As I have mentioned or hinted at in previous posts over the last week or two, I walked away from the Gnomedex conference with one idea that has stuck in my head since I encountered it. That idea is centered around what Steve Gilmor unveiled as the Attention Trust or what can more broadly be described as the Attention Economy. This idea was certainly not new as I believe that Michael Goldhaber has been writing about it for a number of years and the topic has been given new prominence recently by Tim O'reilly and others. The presentation that Steve laid out was brief and it had the taste of an academic topic but I wanted to share some of my thoughts as it relates to my personal journey around media and user created content and why I think this is an extremely big and powerful idea. Hopefully I can do that in a way that is accessible. I find myself grappling with how to portray this to people I discuss the topic with without sounding confused.
By way of background, my time prior to MP3.com's acquisition by Vivendi and during my tenure as President of their Internet Music Group, we spent a lot of effort trying to find meaning in the data that was generated by our detailed user tracking. The main byproduct of that was described in this blog post here where we identified up and coming bands and held out the theory that a quantitative approach can be applied to identify likely content producers that would be of interest to major record labels. In retrospect we were harvesting the attention of our users to identify trends in content consumption or consumer taste with respect to music.
For me, I walked way with the intention to focus my professional efforts on opportunities that platformed what I would describe as edge of the network media. Some of the background that builds on the previous post can be found in this post from earlier this year. My general theory was that there are a number of trends that are creating a fundamental shift in what we think of as media. In this presentation I gave to some SDSU students back in early 2004, pages 16-18 highlight what I thought were the important pieces/trends that related to this shift in media.
One of the important trends on that slide was the decrease in cost for people to create content. This is seen in many areas such as blogging, podcasting, fantasy sports, and mobile devices. Some of this thinking contributed to what we have done so far with Rabble. One of the key ideas that was present at both MP3.com and with Rabble was the use of stats for users. Stats to us are a proxy for fame or in the language of Goldhaber attention. People wanting to capture other people's attention.
My personal belief based on my experiences over the last 7 years or so with media produced outside the center of the network has been that there is a fundamental shift away from centralized media and a passive entertainment experience to an interactive content creator model that is embraced by the youth culture in specific, but also is broadly beginning to disseminate out to a broader audience. This idea is described in a large number of places including most famously by Chris Anderson in The Long Tail.
So what was the big deal for me in hearing Steve Gilmor talk about Attention Trust? A couple of things. The idea that your attention is something that you can control, although on some level an obvious statement, isn't that powerful if you can't actually document what you are paying attention to. I can see what people are paying attention to on this blog by looking at my Sitemeter reports or by looking at my reports on Urchin. What I see in that case is maybe a navigation flow, or a referral track from a search engine. In general though I don't have much insight into who the person is viewing my pages, or why they are here or what they are hoping to gain.

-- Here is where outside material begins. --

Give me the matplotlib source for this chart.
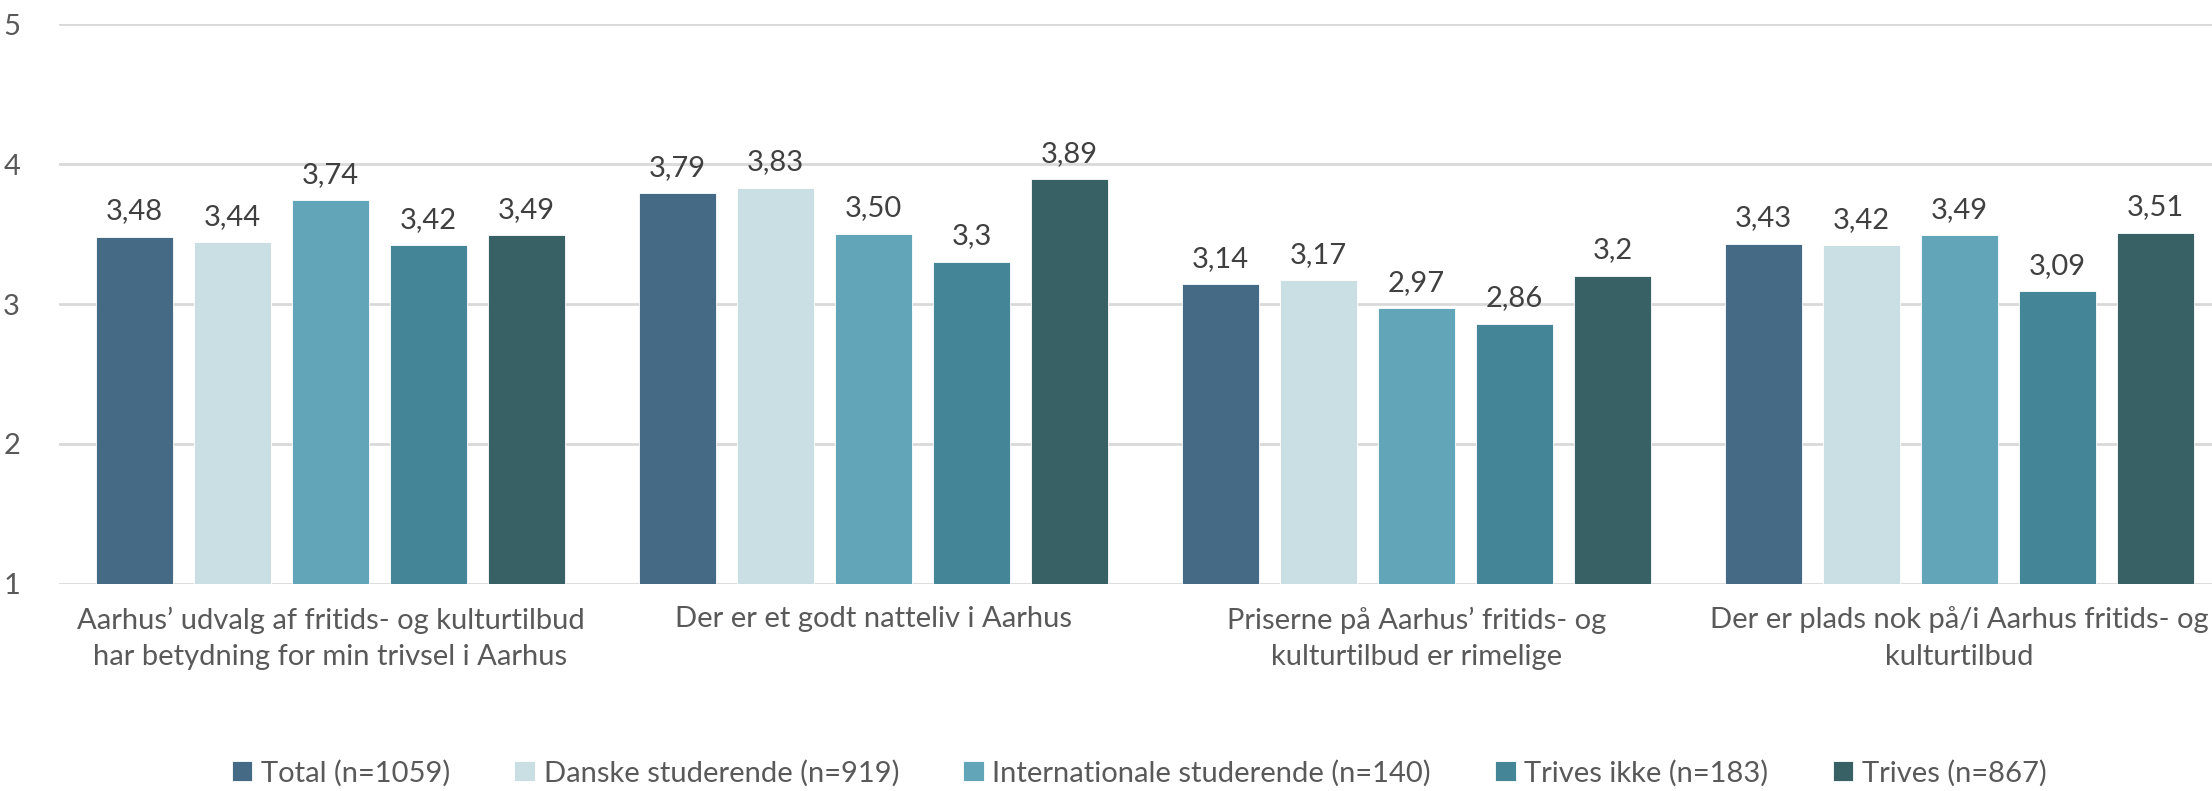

The use of the Attention Recorder plugin or Firefox allows us to keep track of all the places we go to the Internet. This combined with the various devices like the Root vault allows us to create a record of our activity and share it with others. So who cares where I surf on the web? Well Google and Yahoo certainly do. They use this data to determine what sort of ads to serve us. What if based on what I am paying attention to there was someone or some company out there that has a product that I am looking for? Would I mind being told that there are a number of books that I am waiting to buy that I just haven't gotten around to ordering at a great discount? Certainly.
In general I am still trying to get myself up to speed with the concepts. The piece I am currently digesting that you can find here is from Michael Godhaber in the First Monday journal. It is really good stuff.
There are two specific things that are of interest to me that I am still trying to crystallize in my mind. The first one is that this sort of infrastructure or platform can really drive expressive behavior down to a really low level that makes sharing your thoughts/ideas/activities very easy. If you don't want to blog or create a podcast, how about sharing with others the clikstream of the sites you are visiting. Certainly there are a lot of my friends whose clicktream I would find fascinating. It would be a way to keep up with what they are doing when I don't have the time or ability to reach out. Knowing what they are surfing would give me some insight into what they are up to.
The second one is the one I touched on previously, which is the marketplace idea that Root and some others like Meople are working on. Mathcing your attention with the creators of products or services you are looking for.
There are certainly challenges for the widespread adoption of these ideas and principles but the ideas are extremely powerful when one considers the shift from passive consumer of content/media to an engaged creator or arbitrator of our own attention. The implications are profound. I am sure that I will be spending some of my free waking hours noodling on this for a long time.